_Exercise directions_. Can you print the data exactly and leave out each image?

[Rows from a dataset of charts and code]

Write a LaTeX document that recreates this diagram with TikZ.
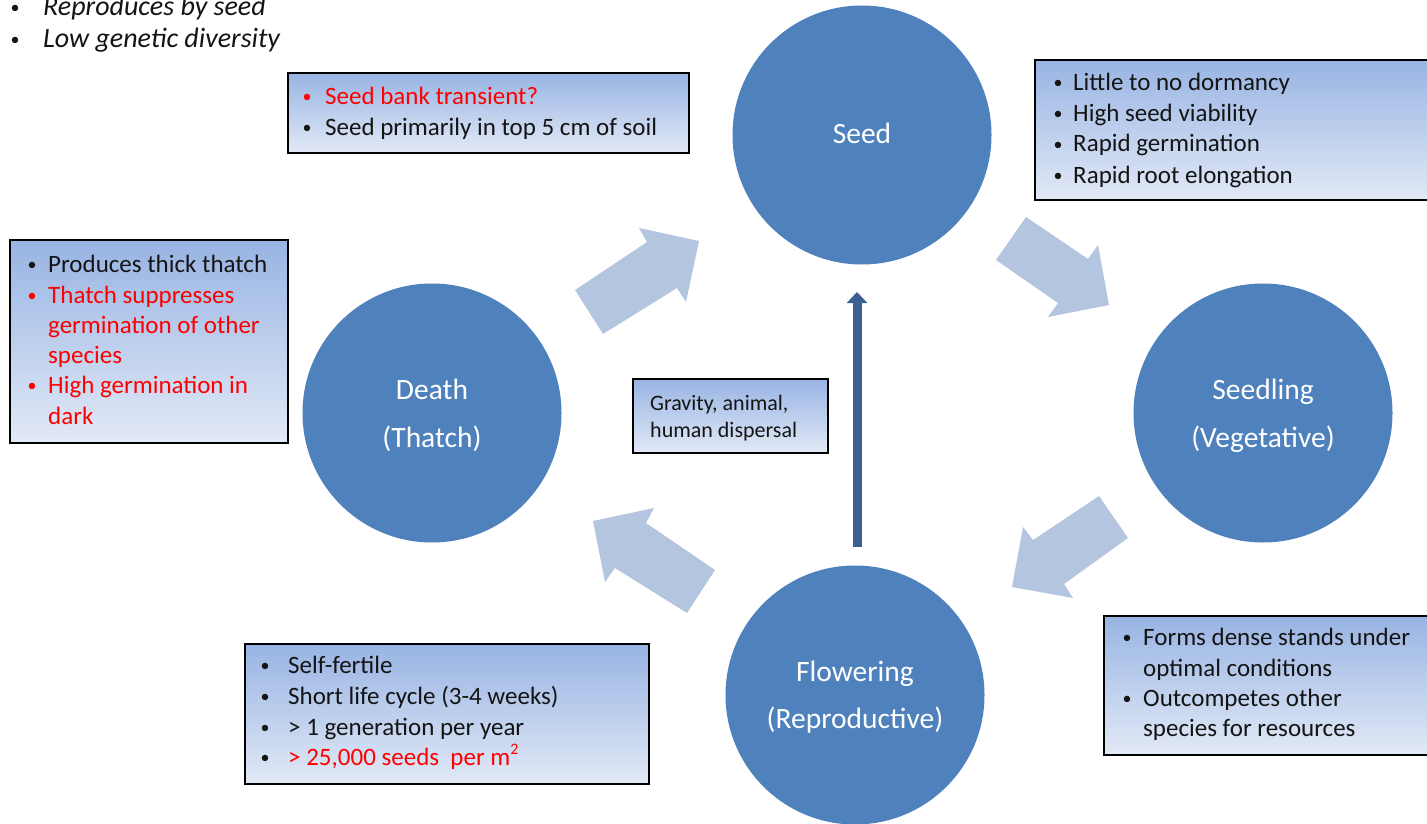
\documentclass[tikz,border=0pt]{standalone}
\usepackage{fontspec}
\setmainfont{Carlito}
\usetikzlibrary{arrows.meta}
\definecolor{circ}{RGB}{79,129,189}
\definecolor{blk}{RGB}{180,197,224}
\definecolor{thinarr}{RGB}{59,95,145}
\definecolor{gtop}{RGB}{152,180,227}
\definecolor{gbot}{RGB}{226,233,246}
\definecolor{txt}{RGB}{20,20,20}
\definecolor{rd}{RGB}{255,0,0}
\tikzset{
 stage/.style={circle, fill=circ, minimum size=259pt, inner sep=0pt},
 ctext/.style={anchor=base, text=white, font=\fontsize{29.5}{34}\selectfont, inner sep=0pt},
 infobox/.style={draw=black, line width=1.6pt, top color=gtop, bottom color=gbot, anchor=north west, inner sep=0pt},
 itxt/.style={anchor=base west, inner sep=0pt, font=\fontsize{25}{30}\selectfont, text=txt},
 bul/.style={anchor=base, inner sep=0pt, yshift=2pt, font=\fontsize{18}{20}\selectfont, text=txt},
 red/.style={text=rd},
 blockarrow/.style={fill=blk, draw=none},
 disparrow/.style={draw=thinarr, line width=9pt, -{Triangle[width=20pt,length=11pt]}},
}
\begin{document}
\begin{tikzpicture}[x=1pt,y=-1pt]
\useasboundingbox (0,0) rectangle (1427,824);
\fill[white] (0,0) rectangle (1427,824);

% top-left italic notes
\node[bul] (tlb1) at (15,16) {•};
\node[itxt, font=\fontsize{28}{32}\selectfont\itshape] (tl1) at (43,16) {Reproduces by seed};
\node[bul] (tlb2) at (15,48) {•};
\node[itxt, font=\fontsize{28}{32}\selectfont\itshape] (tl2) at (43,48) {Low genetic diversity};

% block arrows
\path[blockarrow] (575,290) -- (647,242) -- (639,228) -- (699,241) -- (686,302) -- (677,288) -- (603,334) -- cycle;
\path[blockarrow] (1026,217) -- (1088,259) -- (1098,245) -- (1109,305) -- (1048,317) -- (1058,303) -- (996,260) -- cycle;
\path[blockarrow] (1099,496) -- (1033,540) -- (1023,527) -- (1012,587) -- (1073,598) -- (1064,584) -- (1128,538) -- cycle;
\path[blockarrow] (715,570) -- (646,523) -- (654,508) -- (593,521) -- (605,582) -- (615,568) -- (687,613) -- cycle;

% stages
\node[stage] (seed) at (862,135) {};
\node[stage] (seedling) at (1263,413) {};
\node[stage] (death) at (432,413) {};
\node[stage] (flowering) at (855,695) {};
\node[ctext] (seedt) at (862,143) {Seed};
\node[ctext] (seedlingt1) at (1263,399) {Seedling};
\node[ctext] (seedlingt2) at (1263,447) {(Vegetative)};
\node[ctext] (deatht1) at (432,399) {Death};
\node[ctext] (deatht2) at (432,447) {(Thatch)};
\node[ctext] (flowt1) at (855,681) {Flowering};
\node[ctext] (flowt2) at (855,728) {(Reproductive)};

% dispersal arrow
\coordinate (dispfrom) at (857,547);
\coordinate (dispto) at (857,292);
\draw[disparrow] (dispfrom) -- (dispto);

% seed bank box
\node[infobox, minimum width=401pt, minimum height=80pt] (bank) at (287,72) {};
\node[bul, red] at (307,105) {•};
\node[itxt, red] at (325,105) {Seed bank transient?};
\node[bul] at (307,136) {•};
\node[itxt] at (325,136) {Seed primarily in top 5 cm of soil};

% seed traits box
\node[infobox, minimum width=420pt, minimum height=140pt] (seedbox) at (1034,59) {};
\node[bul] at (1058,91) {•};
\node[itxt] at (1073,91) {Little to no dormancy};
\node[bul] at (1058,122) {•};
\node[itxt] at (1073,122) {High seed viability};
\node[bul] at (1058,152) {•};
\node[itxt] at (1073,152) {Rapid germination};
\node[bul] at (1058,183) {•};
\node[itxt] at (1073,183) {Rapid root elongation};

% thatch box
\node[infobox, minimum width=278pt, minimum height=203pt] (thatchbox) at (9,239) {};
\node[bul] at (32,272) {•};
\node[itxt] at (48,272) {Produces thick thatch};
\node[bul, red] at (32,303) {•};
\node[itxt, red] at (48,303) {Thatch suppresses};
\node[itxt, red] at (48,333) {germination of other};
\node[itxt, red] at (48,363) {species};
\node[bul, red] at (32,393) {•};
\node[itxt, red] at (48,393) {High germination in};
\node[itxt, red] at (48,424) {dark};

% dispersal box
\node[infobox, minimum width=195pt, minimum height=74pt] (dispbox) at (632,378) {};
\node[itxt, font=\fontsize{22}{27}\selectfont] at (650,410) {Gravity, animal,};
\node[itxt, font=\fontsize{22}{27}\selectfont] at (650,437) {human dispersal};

% flowering box
\node[infobox, minimum width=404pt, minimum height=140pt] (flowbox) at (244,643) {};
\node[bul] at (265,673) {•};
\node[itxt] at (288,673) {Self-fertile};
\node[bul] at (265,704) {•};
\node[itxt] at (288,704) {Short life cycle (3-4 weeks)};
\node[bul] at (265,735) {•};
\node[itxt] at (288,735) {> 1 generation per year};
\node[bul] at (265,765) {•};
\node[itxt, red] at (288,765) {> 25,000 seeds\ \ per m\raisebox{0.42em}{\fontsize{16}{16}\selectfont 2}};

% seedling box
\node[infobox, minimum width=340pt, minimum height=139pt] (seedlingbox) at (1103,615) {};
\node[bul] at (1127,645) {•};
\node[itxt] at (1143,645) {Forms dense stands under};
\node[itxt] at (1143,676) {optimal conditions};
\node[bul] at (1127,706) {•};
\node[itxt] at (1143,706) {Outcompetes other};
\node[itxt] at (1143,736) {species for resources};
\end{tikzpicture}
\end{document}
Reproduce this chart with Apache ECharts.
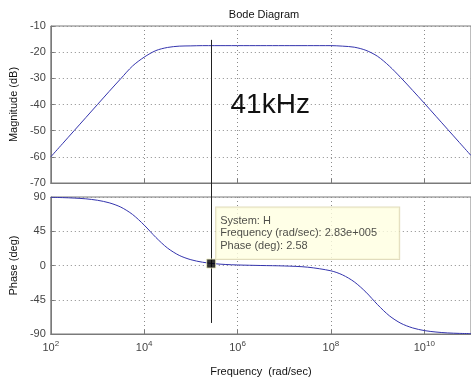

_Complete response_.
Write a LaTeX document that recreates this diagram with TikZ.
\documentclass[tikz,border=0pt]{standalone}
\usepackage{fontspec}
\setmainfont{Carlito}
\usetikzlibrary{arrows.meta}
\definecolor{circ}{RGB}{79,129,189}
\definecolor{blk}{RGB}{180,197,224}
\definecolor{thinarr}{RGB}{59,95,145}
\definecolor{gtop}{RGB}{152,180,227}
\definecolor{gbot}{RGB}{226,233,246}
\definecolor{txt}{RGB}{20,20,20}
\definecolor{rd}{RGB}{255,0,0}
\tikzset{
 stage/.style={circle, fill=circ, minimum size=259pt, inner sep=0pt},
 ctext/.style={anchor=base, text=white, font=\fontsize{29.5}{34}\selectfont, inner sep=0pt},
 infobox/.style={draw=black, line width=1.6pt, top color=gtop, bottom color=gbot, anchor=north west, inner sep=0pt},
 itxt/.style={anchor=base west, inner sep=0pt, font=\fontsize{25}{30}\selectfont, text=txt},
 bul/.style={anchor=base, inner sep=0pt, yshift=2pt, font=\fontsize{18}{20}\selectfont, text=txt},
 red/.style={text=rd},
 blockarrow/.style={fill=blk, draw=none},
 disparrow/.style={draw=thinarr, line width=9pt, -{Triangle[width=20pt,length=11pt]}},
}
\begin{document}
\begin{tikzpicture}[x=1pt,y=-1pt]
\useasboundingbox (0,0) rectangle (1427,824);
\fill[white] (0,0) rectangle (1427,824);

% top-left italic notes
\node[bul] (tlb1) at (15,16) {•};
\node[itxt, font=\fontsize{28}{32}\selectfont\itshape] (tl1) at (43,16) {Reproduces by seed};
\node[bul] (tlb2) at (15,48) {•};
\node[itxt, font=\fontsize{28}{32}\selectfont\itshape] (tl2) at (43,48) {Low genetic diversity};

% block arrows
\path[blockarrow] (575,290) -- (647,242) -- (639,228) -- (699,241) -- (686,302) -- (677,288) -- (603,334) -- cycle;
\path[blockarrow] (1026,217) -- (1088,259) -- (1098,245) -- (1109,305) -- (1048,317) -- (1058,303) -- (996,260) -- cycle;
\path[blockarrow] (1099,496) -- (1033,540) -- (1023,527) -- (1012,587) -- (1073,598) -- (1064,584) -- (1128,538) -- cycle;
\path[blockarrow] (715,570) -- (646,523) -- (654,508) -- (593,521) -- (605,582) -- (615,568) -- (687,613) -- cycle;

% stages
\node[stage] (seed) at (862,135) {};
\node[stage] (seedling) at (1263,413) {};
\node[stage] (death) at (432,413) {};
\node[stage] (flowering) at (855,695) {};
\node[ctext] (seedt) at (862,143) {Seed};
\node[ctext] (seedlingt1) at (1263,399) {Seedling};
\node[ctext] (seedlingt2) at (1263,447) {(Vegetative)};
\node[ctext] (deatht1) at (432,399) {Death};
\node[ctext] (deatht2) at (432,447) {(Thatch)};
\node[ctext] (flowt1) at (855,681) {Flowering};
\node[ctext] (flowt2) at (855,728) {(Reproductive)};

% dispersal arrow
\coordinate (dispfrom) at (857,547);
\coordinate (dispto) at (857,292);
\draw[disparrow] (dispfrom) -- (dispto);

% seed bank box
\node[infobox, minimum width=401pt, minimum height=80pt] (bank) at (287,72) {};
\node[bul, red] at (307,105) {•};
\node[itxt, red] at (325,105) {Seed bank transient?};
\node[bul] at (307,136) {•};
\node[itxt] at (325,136) {Seed primarily in top 5 cm of soil};

% seed traits box
\node[infobox, minimum width=420pt, minimum height=140pt] (seedbox) at (1034,59) {};
\node[bul] at (1058,91) {•};
\node[itxt] at (1073,91) {Little to no dormancy};
\node[bul] at (1058,122) {•};
\node[itxt] at (1073,122) {High seed viability};
\node[bul] at (1058,152) {•};
\node[itxt] at (1073,152) {Rapid germination};
\node[bul] at (1058,183) {•};
\node[itxt] at (1073,183) {Rapid root elongation};

% thatch box
\node[infobox, minimum width=278pt, minimum height=203pt] (thatchbox) at (9,239) {};
\node[bul] at (32,272) {•};
\node[itxt] at (48,272) {Produces thick thatch};
\node[bul, red] at (32,303) {•};
\node[itxt, red] at (48,303) {Thatch suppresses};
\node[itxt, red] at (48,333) {germination of other};
\node[itxt, red] at (48,363) {species};
\node[bul, red] at (32,393) {•};
\node[itxt, red] at (48,393) {High germination in};
\node[itxt, red] at (48,424) {dark};

% dispersal box
\node[infobox, minimum width=195pt, minimum height=74pt] (dispbox) at (632,378) {};
\node[itxt, font=\fontsize{22}{27}\selectfont] at (650,410) {Gravity, animal,};
\node[itxt, font=\fontsize{22}{27}\selectfont] at (650,437) {human dispersal};

% flowering box
\node[infobox, minimum width=404pt, minimum height=140pt] (flowbox) at (244,643) {};
\node[bul] at (265,673) {•};
\node[itxt] at (288,673) {Self-fertile};
\node[bul] at (265,704) {•};
\node[itxt] at (288,704) {Short life cycle (3-4 weeks)};
\node[bul] at (265,735) {•};
\node[itxt] at (288,735) {> 1 generation per year};
\node[bul] at (265,765) {•};
\node[itxt, red] at (288,765) {> 25,000 seeds\ \ per m\raisebox{0.42em}{\fontsize{16}{16}\selectfont 2}};

% seedling box
\node[infobox, minimum width=340pt, minimum height=139pt] (seedlingbox) at (1103,615) {};
\node[bul] at (1127,645) {•};
\node[itxt] at (1143,645) {Forms dense stands under};
\node[itxt] at (1143,676) {optimal conditions};
\node[bul] at (1127,706) {•};
\node[itxt] at (1143,706) {Outcompetes other};
\node[itxt] at (1143,736) {species for resources};
\end{tikzpicture}
\end{document}
Reproduce this chart with Apache ECharts.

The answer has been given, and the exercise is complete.